Source data:
● ● ● ● ●

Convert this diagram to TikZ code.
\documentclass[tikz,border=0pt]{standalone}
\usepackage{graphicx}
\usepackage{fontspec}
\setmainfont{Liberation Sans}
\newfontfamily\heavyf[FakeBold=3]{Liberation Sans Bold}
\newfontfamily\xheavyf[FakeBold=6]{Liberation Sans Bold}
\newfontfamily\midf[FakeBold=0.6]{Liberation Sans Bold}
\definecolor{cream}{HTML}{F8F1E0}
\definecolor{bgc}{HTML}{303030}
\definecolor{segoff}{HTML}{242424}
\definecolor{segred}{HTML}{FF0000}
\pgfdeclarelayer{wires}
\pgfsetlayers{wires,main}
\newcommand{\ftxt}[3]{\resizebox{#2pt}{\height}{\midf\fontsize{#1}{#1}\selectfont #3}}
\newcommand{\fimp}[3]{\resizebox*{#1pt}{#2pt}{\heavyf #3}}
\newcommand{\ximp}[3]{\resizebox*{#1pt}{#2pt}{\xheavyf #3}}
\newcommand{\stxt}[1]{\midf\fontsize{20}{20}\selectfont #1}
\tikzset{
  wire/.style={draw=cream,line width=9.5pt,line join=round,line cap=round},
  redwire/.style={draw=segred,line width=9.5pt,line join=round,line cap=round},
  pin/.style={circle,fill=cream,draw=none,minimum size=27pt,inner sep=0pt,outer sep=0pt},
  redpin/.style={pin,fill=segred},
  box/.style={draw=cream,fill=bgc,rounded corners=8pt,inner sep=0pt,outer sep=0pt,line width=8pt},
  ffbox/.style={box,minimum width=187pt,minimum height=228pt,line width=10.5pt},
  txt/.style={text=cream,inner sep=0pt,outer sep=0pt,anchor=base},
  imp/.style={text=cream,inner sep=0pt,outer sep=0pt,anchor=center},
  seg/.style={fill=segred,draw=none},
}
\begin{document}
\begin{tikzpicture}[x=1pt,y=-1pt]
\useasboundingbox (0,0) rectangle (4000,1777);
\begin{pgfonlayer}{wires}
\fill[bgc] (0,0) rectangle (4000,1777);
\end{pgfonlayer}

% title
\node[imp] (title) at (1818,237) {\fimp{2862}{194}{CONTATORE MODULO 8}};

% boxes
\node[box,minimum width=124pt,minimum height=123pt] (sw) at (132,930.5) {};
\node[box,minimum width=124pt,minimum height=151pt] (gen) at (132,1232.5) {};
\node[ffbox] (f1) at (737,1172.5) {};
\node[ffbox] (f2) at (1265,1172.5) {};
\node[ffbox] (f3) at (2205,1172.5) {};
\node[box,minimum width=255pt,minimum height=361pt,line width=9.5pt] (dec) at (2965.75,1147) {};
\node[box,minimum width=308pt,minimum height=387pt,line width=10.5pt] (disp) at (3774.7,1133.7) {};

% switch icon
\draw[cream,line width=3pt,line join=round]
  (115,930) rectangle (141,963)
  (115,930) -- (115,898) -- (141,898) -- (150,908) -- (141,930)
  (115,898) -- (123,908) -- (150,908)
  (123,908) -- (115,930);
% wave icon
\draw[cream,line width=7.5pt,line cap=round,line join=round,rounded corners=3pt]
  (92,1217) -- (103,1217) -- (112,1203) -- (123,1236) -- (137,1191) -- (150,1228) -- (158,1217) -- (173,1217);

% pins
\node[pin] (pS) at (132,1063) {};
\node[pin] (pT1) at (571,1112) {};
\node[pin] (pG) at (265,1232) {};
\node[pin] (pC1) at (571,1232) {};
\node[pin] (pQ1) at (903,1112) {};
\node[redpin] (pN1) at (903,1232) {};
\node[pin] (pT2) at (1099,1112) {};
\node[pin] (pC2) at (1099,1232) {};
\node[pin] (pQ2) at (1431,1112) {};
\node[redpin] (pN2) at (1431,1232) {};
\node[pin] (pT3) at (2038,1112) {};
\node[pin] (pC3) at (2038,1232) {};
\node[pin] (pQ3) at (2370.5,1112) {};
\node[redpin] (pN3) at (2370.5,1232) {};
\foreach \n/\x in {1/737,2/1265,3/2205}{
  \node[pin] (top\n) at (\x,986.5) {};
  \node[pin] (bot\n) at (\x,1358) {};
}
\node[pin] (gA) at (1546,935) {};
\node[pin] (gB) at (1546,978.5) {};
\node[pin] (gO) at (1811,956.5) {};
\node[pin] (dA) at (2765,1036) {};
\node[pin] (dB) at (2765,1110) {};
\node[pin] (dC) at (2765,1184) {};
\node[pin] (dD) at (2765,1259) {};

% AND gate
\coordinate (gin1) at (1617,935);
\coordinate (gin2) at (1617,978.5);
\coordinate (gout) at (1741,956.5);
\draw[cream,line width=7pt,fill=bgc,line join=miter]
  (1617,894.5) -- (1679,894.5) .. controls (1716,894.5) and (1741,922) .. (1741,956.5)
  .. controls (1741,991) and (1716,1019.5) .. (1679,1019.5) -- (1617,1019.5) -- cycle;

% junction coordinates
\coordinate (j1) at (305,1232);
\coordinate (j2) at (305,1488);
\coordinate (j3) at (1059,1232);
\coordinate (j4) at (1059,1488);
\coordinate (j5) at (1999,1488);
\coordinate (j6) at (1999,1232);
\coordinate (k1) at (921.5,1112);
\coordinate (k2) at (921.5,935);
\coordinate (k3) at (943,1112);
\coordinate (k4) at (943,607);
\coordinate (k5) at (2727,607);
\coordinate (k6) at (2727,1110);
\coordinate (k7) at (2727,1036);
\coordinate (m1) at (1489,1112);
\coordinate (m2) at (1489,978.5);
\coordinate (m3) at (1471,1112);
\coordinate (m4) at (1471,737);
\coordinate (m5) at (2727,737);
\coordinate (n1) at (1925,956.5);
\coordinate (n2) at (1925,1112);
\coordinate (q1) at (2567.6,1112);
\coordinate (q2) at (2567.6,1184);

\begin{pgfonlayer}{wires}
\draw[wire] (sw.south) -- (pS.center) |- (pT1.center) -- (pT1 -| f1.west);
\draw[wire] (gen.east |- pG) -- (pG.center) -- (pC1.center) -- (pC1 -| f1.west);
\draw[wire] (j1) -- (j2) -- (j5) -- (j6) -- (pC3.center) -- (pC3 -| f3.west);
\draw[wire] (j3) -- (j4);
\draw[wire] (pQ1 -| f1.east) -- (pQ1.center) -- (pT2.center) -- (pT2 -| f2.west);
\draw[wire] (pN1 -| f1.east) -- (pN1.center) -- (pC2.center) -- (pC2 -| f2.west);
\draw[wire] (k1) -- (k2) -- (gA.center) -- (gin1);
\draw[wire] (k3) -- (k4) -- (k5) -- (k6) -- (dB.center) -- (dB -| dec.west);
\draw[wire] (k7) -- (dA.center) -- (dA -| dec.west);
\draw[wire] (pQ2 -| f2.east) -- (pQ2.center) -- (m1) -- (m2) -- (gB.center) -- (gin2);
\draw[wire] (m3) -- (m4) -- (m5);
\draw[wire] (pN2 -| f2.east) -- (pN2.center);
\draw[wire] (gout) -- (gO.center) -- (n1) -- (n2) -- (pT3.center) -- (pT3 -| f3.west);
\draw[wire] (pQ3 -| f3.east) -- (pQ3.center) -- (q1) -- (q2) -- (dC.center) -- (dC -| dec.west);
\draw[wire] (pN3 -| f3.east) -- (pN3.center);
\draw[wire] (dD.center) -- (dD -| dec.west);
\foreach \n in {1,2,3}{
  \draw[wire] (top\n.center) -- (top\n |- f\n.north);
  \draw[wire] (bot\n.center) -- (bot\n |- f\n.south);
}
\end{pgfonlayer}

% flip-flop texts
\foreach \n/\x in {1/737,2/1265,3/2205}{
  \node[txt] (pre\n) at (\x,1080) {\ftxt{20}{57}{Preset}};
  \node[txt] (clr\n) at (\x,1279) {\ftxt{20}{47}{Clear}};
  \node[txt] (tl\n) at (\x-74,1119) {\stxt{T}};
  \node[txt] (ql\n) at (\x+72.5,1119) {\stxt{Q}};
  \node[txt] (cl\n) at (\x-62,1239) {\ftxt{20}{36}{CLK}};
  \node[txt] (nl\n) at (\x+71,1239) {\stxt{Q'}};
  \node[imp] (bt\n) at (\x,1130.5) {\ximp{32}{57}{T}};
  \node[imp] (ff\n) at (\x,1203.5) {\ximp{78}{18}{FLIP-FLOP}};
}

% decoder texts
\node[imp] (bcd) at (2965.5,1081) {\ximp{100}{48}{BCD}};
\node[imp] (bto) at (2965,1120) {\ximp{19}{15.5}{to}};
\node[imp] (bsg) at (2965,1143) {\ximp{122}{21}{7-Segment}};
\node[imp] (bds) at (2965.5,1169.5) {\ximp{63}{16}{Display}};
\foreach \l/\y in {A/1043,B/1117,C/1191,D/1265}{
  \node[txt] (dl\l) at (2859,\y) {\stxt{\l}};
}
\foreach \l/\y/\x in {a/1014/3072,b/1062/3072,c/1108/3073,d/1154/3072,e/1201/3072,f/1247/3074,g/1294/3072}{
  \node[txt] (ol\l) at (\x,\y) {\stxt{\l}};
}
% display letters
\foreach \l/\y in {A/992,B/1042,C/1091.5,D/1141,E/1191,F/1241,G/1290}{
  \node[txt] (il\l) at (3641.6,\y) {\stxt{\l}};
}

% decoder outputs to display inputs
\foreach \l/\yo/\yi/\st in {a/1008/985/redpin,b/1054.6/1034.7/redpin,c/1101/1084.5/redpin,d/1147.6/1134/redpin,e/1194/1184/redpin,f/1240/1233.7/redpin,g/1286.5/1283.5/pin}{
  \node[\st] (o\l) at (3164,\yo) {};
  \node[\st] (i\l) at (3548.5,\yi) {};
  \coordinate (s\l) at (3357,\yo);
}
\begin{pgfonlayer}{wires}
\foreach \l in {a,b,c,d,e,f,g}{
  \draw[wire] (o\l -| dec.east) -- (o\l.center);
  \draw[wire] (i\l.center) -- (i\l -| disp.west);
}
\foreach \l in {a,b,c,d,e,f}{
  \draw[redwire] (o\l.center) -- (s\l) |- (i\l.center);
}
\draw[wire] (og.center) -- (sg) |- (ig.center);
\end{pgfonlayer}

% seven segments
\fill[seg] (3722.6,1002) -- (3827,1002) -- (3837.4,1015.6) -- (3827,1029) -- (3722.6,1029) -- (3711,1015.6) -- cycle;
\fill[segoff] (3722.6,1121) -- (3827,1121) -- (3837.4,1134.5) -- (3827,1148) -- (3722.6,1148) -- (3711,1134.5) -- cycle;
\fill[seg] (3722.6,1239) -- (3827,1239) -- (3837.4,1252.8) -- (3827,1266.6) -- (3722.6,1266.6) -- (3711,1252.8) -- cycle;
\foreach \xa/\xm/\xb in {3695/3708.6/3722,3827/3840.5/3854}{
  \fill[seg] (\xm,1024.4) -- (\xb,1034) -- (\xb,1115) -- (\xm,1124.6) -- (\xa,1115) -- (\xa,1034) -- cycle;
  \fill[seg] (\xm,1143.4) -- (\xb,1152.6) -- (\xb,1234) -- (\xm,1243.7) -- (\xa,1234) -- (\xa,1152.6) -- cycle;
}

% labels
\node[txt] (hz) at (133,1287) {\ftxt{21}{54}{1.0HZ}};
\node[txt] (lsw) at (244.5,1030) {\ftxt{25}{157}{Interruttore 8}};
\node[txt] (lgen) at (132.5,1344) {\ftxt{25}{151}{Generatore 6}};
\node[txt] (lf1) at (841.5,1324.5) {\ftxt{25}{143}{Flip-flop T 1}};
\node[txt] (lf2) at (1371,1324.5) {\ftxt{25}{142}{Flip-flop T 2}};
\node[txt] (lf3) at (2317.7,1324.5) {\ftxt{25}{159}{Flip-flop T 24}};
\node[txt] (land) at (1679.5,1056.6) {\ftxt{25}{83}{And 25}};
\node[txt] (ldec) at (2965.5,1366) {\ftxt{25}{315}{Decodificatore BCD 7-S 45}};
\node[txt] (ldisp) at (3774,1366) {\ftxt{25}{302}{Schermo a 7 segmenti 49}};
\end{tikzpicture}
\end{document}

● ● ● ● ●

Reproduce verbatim only this range: the first line of the material through the line that contains "(title) at (1818,237)", inclusive.

Answer:
Convert this diagram to TikZ code.
\documentclass[tikz,border=0pt]{standalone}
\usepackage{graphicx}
\usepackage{fontspec}
\setmainfont{Liberation Sans}
\newfontfamily\heavyf[FakeBold=3]{Liberation Sans Bold}
\newfontfamily\xheavyf[FakeBold=6]{Liberation Sans Bold}
\newfontfamily\midf[FakeBold=0.6]{Liberation Sans Bold}
\definecolor{cream}{HTML}{F8F1E0}
\definecolor{bgc}{HTML}{303030}
\definecolor{segoff}{HTML}{242424}
\definecolor{segred}{HTML}{FF0000}
\pgfdeclarelayer{wires}
\pgfsetlayers{wires,main}
\newcommand{\ftxt}[3]{\resizebox{#2pt}{\height}{\midf\fontsize{#1}{#1}\selectfont #3}}
\newcommand{\fimp}[3]{\resizebox*{#1pt}{#2pt}{\heavyf #3}}
\newcommand{\ximp}[3]{\resizebox*{#1pt}{#2pt}{\xheavyf #3}}
\newcommand{\stxt}[1]{\midf\fontsize{20}{20}\selectfont #1}
\tikzset{
  wire/.style={draw=cream,line width=9.5pt,line join=round,line cap=round},
  redwire/.style={draw=segred,line width=9.5pt,line join=round,line cap=round},
  pin/.style={circle,fill=cream,draw=none,minimum size=27pt,inner sep=0pt,outer sep=0pt},
  redpin/.style={pin,fill=segred},
  box/.style={draw=cream,fill=bgc,rounded corners=8pt,inner sep=0pt,outer sep=0pt,line width=8pt},
  ffbox/.style={box,minimum width=187pt,minimum height=228pt,line width=10.5pt},
  txt/.style={text=cream,inner sep=0pt,outer sep=0pt,anchor=base},
  imp/.style={text=cream,inner sep=0pt,outer sep=0pt,anchor=center},
  seg/.style={fill=segred,draw=none},
}
\begin{document}
\begin{tikzpicture}[x=1pt,y=-1pt]
\useasboundingbox (0,0) rectangle (4000,1777);
\begin{pgfonlayer}{wires}
\fill[bgc] (0,0) rectangle (4000,1777);
\end{pgfonlayer}

% title
\node[imp] (title) at (1818,237) {\fimp{2862}{194}{CONTATORE MODULO 8}};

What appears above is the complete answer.